New York State
Department of Correctional Services
Glenn S. Goord, Commissioner
Office of Public Information
For immediate release:
Tuesday, July 25, 2000
Inmates receiving Newjack following redactions to protect staff and inmates
State prison officials will redact six of the 309 pages in Newjack for safety and security reasons before releasing it to inmates who purchase it or receive it as a gift, Commissioner Glenn S. Goord said today.
He said, "It is my obligation to draw the proverbial line at access by today's 70,762 inmates to information that I reasonably believe could endanger them or staff, or could jeopardize the security of our 69 institutions. In a few instances, this book crosses that line. The choice before me is to ban or redact it. I chose the latter as the least restrictive path. These are pages that, while I have no objection to their circulation among the general public, become a potential source of injury or conflict among violent and predatory offenders within our system.
"Any one of our 22,600 security personnel or tens of thousands of other ex-employees could write the same book, most from a longer perspective," Commissioner Goord said. "I have no objection to Newjack's expression of its author's 'view of the world' or opinion. I would have none if it were written by any other employee, past or present. Some employees at the Albany Training Academy and at Sing Sing have expressed their opinions: of being betrayed, misquoted or maligned in this book. Likewise, I take no position on the validity of their claims and I leave it to them to seek whatever redress they deem appropriate. My issues are personal safety and system security."
Commissioner Goord said the pages to be redacted deal with the statewide issues of deployment of chemical agents, use of pressure points and holds taught to Officers to control inmates, control of emergency equipment in the event of a potential staff hostage situations, descriptions of Officer actions and duties during a mass incident, escape procedures, the effective range and use of certain firearms and the local issue of descriptions of security issues in Sing Sing yards. Redaction consists of literally cutting out of the book the affected pages. That also dispatches non-offending passages on the obverse or reverse of the redacted page.
The normal review process is to await the first inmate's reception of written material. It is then withheld until it has been considered by the Media Review Committee at the facility in which the inmate is housed. The first and so far only receipt of this book through the Sing Sing mail room occurred on June 5. Since then, the book has been held awaiting a decision. Sing Sing made its recommendation on the book to the Commissioner's Central Office Media Review Committee in Albany on July 11, which today submitted its recommendations to the Commissioner. The part-time review committees include representatives from the security, administration and program disciplines within the Department. The content of those reviews is being withheld under the state's Freedom of Information Law because they do not represent final agency actions and they discuss security issues affecting Sing Sing and many of the state's 68 other prisons.
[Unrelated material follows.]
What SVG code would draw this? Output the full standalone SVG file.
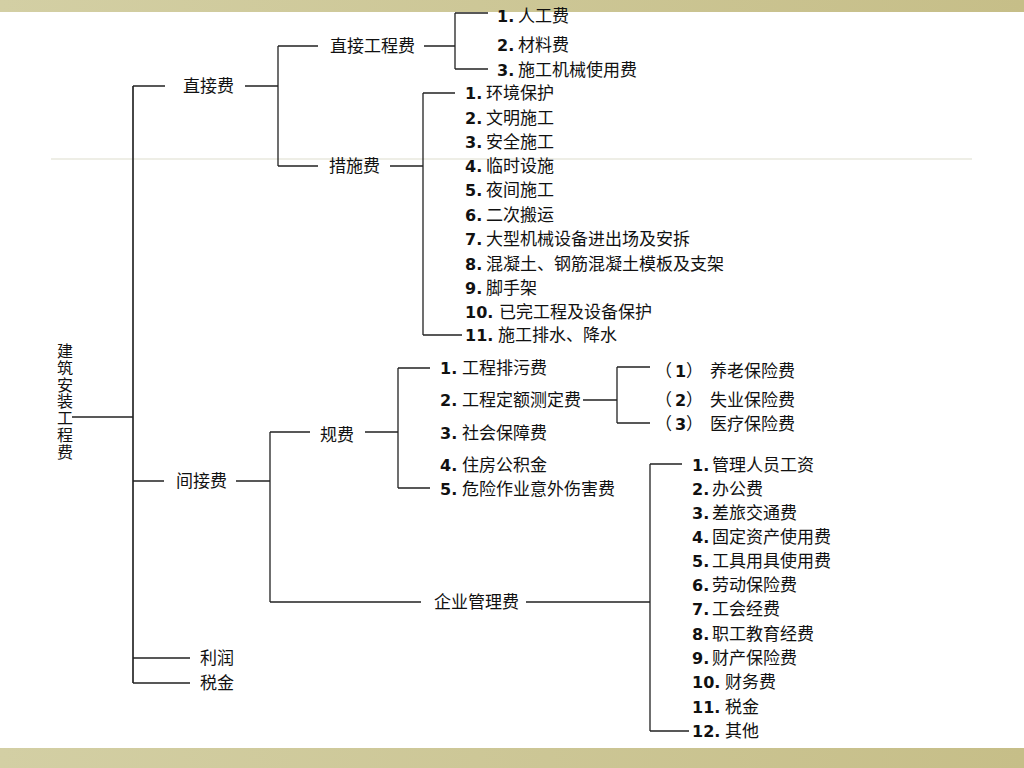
<svg xmlns="http://www.w3.org/2000/svg" width="1024" height="768" viewBox="0 0 1024 768">
<defs>
<linearGradient id="band" x1="0" y1="0" x2="1" y2="0">
<stop offset="0" stop-color="#d3cfa4"/>
<stop offset="1" stop-color="#c6be88"/>
</linearGradient>
<style>
text{font-family:"Noto Sans CJK SC","Liberation Sans",sans-serif;font-size:17px;fill:#111}
.n{font-family:"DejaVu Sans","Liberation Sans",sans-serif;font-weight:bold;font-size:16px}
.c{stroke:#222;stroke-width:1.3;fill:none}
.t{stroke:#333;stroke-width:1.8;fill:none}
</style>
</defs>
<rect x="0" y="0" width="1024" height="768" fill="#ffffff"/>
<rect x="0" y="0" width="1024" height="12" fill="url(#band)"/>
<rect x="0" y="748" width="1024" height="20" fill="url(#band)"/>
<line x1="51" y1="159" x2="972" y2="159" stroke="#eeeee6" stroke-width="2"/>

<g id="connectors">
<path class="t" d="M133 86 V683"/>
<path class="c" d="M72 417 H133"/>
<path class="c" d="M133 86 H165 M245 86 H278 M278 46 V166 M278 46 H318 M278 166 H318"/>
<path class="c" d="M424 46 H455 M455 13 V69 M455 13 H488 M455 69 H488"/>
<path class="c" d="M390 166 H423 M423 93 V335 M423 93 H455 M423 335 H462"/>
<path class="c" d="M133 481 H164 M236 481 H270 M270 432 V602 M270 432 H310 M270 602 H421"/>
<path class="c" d="M365 432 H398 M398 368 V488 M398 368 H430 M398 488 H430"/>
<path class="c" d="M583 400 H617 M617 367 V423 M617 367 H650 M617 423 H650"/>
<path class="c" d="M526 602 H650 M650 464 V731 M650 464 H682 M650 731 H689"/>
<path class="c" d="M133 658 H190 M133 683 H190"/>
</g>

<g id="root">
<text x="65" y="343" writing-mode="vertical-rl" style="font-size:16px;letter-spacing:0.75px">建筑安装工程费</text>
</g>

<g id="zhijiefei"><text x="183" y="92">直接费</text></g>
<g id="zhijiegongchengfei"><text x="330" y="52">直接工程费</text></g>
<g id="direct-items">
<text x="497" y="22"><tspan class="n">1.</tspan><tspan x="518">人工费</tspan></text>
<text x="497" y="51"><tspan class="n">2.</tspan><tspan x="518">材料费</tspan></text>
<text x="497" y="76"><tspan class="n">3.</tspan><tspan x="518">施工机械使用费</tspan></text>
</g>

<g id="cuoshifei"><text x="329" y="172">措施费</text></g>
<g id="measure-items">
<text x="465" y="99"><tspan class="n">1.</tspan><tspan x="486">环境保护</tspan></text>
<text x="465" y="124"><tspan class="n">2.</tspan><tspan x="486">文明施工</tspan></text>
<text x="465" y="148"><tspan class="n">3.</tspan><tspan x="486">安全施工</tspan></text>
<text x="465" y="172"><tspan class="n">4.</tspan><tspan x="486">临时设施</tspan></text>
<text x="465" y="196"><tspan class="n">5.</tspan><tspan x="486">夜间施工</tspan></text>
<text x="465" y="221"><tspan class="n">6.</tspan><tspan x="486">二次搬运</tspan></text>
<text x="465" y="245"><tspan class="n">7.</tspan><tspan x="486">大型机械设备进出场及安拆</tspan></text>
<text x="465" y="270"><tspan class="n">8.</tspan><tspan x="486">混凝土、钢筋混凝土模板及支架</tspan></text>
<text x="465" y="294"><tspan class="n">9.</tspan><tspan x="486">脚手架</tspan></text>
<text x="465" y="318"><tspan class="n">10.</tspan><tspan x="499">已完工程及设备保护</tspan></text>
<text x="465" y="341"><tspan class="n">11.</tspan><tspan x="498">施工排水、降水</tspan></text>
</g>

<g id="jianjiefei"><text x="176" y="487">间接费</text></g>
<g id="guifei"><text x="320" y="441">规费</text></g>
<g id="fee-items">
<text x="440" y="374"><tspan class="n">1.</tspan><tspan x="462">工程排污费</tspan></text>
<text x="440" y="406"><tspan class="n">2.</tspan><tspan x="462">工程定额测定费</tspan></text>
<text x="440" y="439"><tspan class="n">3.</tspan><tspan x="462">社会保障费</tspan></text>
<text x="440" y="471"><tspan class="n">4.</tspan><tspan x="462">住房公积金</tspan></text>
<text x="440" y="495"><tspan class="n">5.</tspan><tspan x="462">危险作业意外伤害费</tspan></text>
</g>
<g id="insurance-items">
<text x="655" y="377">（<tspan class="n" x="675">1</tspan><tspan x="686">）</tspan><tspan x="710">养老保险费</tspan></text>
<text x="655" y="406">（<tspan class="n" x="675">2</tspan><tspan x="686">）</tspan><tspan x="710">失业保险费</tspan></text>
<text x="655" y="430">（<tspan class="n" x="675">3</tspan><tspan x="686">）</tspan><tspan x="710">医疗保险费</tspan></text>
</g>

<g id="qiyeguanlifei"><text x="434" y="608">企业管理费</text></g>
<g id="mgmt-items">
<text x="692" y="471"><tspan class="n">1.</tspan><tspan x="712">管理人员工资</tspan></text>
<text x="692" y="495"><tspan class="n">2.</tspan><tspan x="712">办公费</tspan></text>
<text x="692" y="519"><tspan class="n">3.</tspan><tspan x="712">差旅交通费</tspan></text>
<text x="692" y="543"><tspan class="n">4.</tspan><tspan x="712">固定资产使用费</tspan></text>
<text x="692" y="567"><tspan class="n">5.</tspan><tspan x="712">工具用具使用费</tspan></text>
<text x="692" y="591"><tspan class="n">6.</tspan><tspan x="712">劳动保险费</tspan></text>
<text x="692" y="615"><tspan class="n">7.</tspan><tspan x="712">工会经费</tspan></text>
<text x="692" y="640"><tspan class="n">8.</tspan><tspan x="712">职工教育经费</tspan></text>
<text x="692" y="664"><tspan class="n">9.</tspan><tspan x="712">财产保险费</tspan></text>
<text x="692" y="688"><tspan class="n">10.</tspan><tspan x="725">财务费</tspan></text>
<text x="692" y="713"><tspan class="n">11.</tspan><tspan x="725">税金</tspan></text>
<text x="692" y="737"><tspan class="n">12.</tspan><tspan x="725">其他</tspan></text>
</g>

<g id="lirun"><text x="200" y="664">利润</text></g>
<g id="shuijin"><text x="200" y="689">税金</text></g>
</svg>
When material ordered redacted reaches a prison's mail room, inmates are notified that they have the choice of allowing the redaction or having the unredacted material picked up or mailed to their homes/sender at the inmate's expense. Information contained on redacted pages is considered contraband and inmates are disciplined for its possession. The discipline imposed will be commensurate with an individual inmate's prison behavioral record.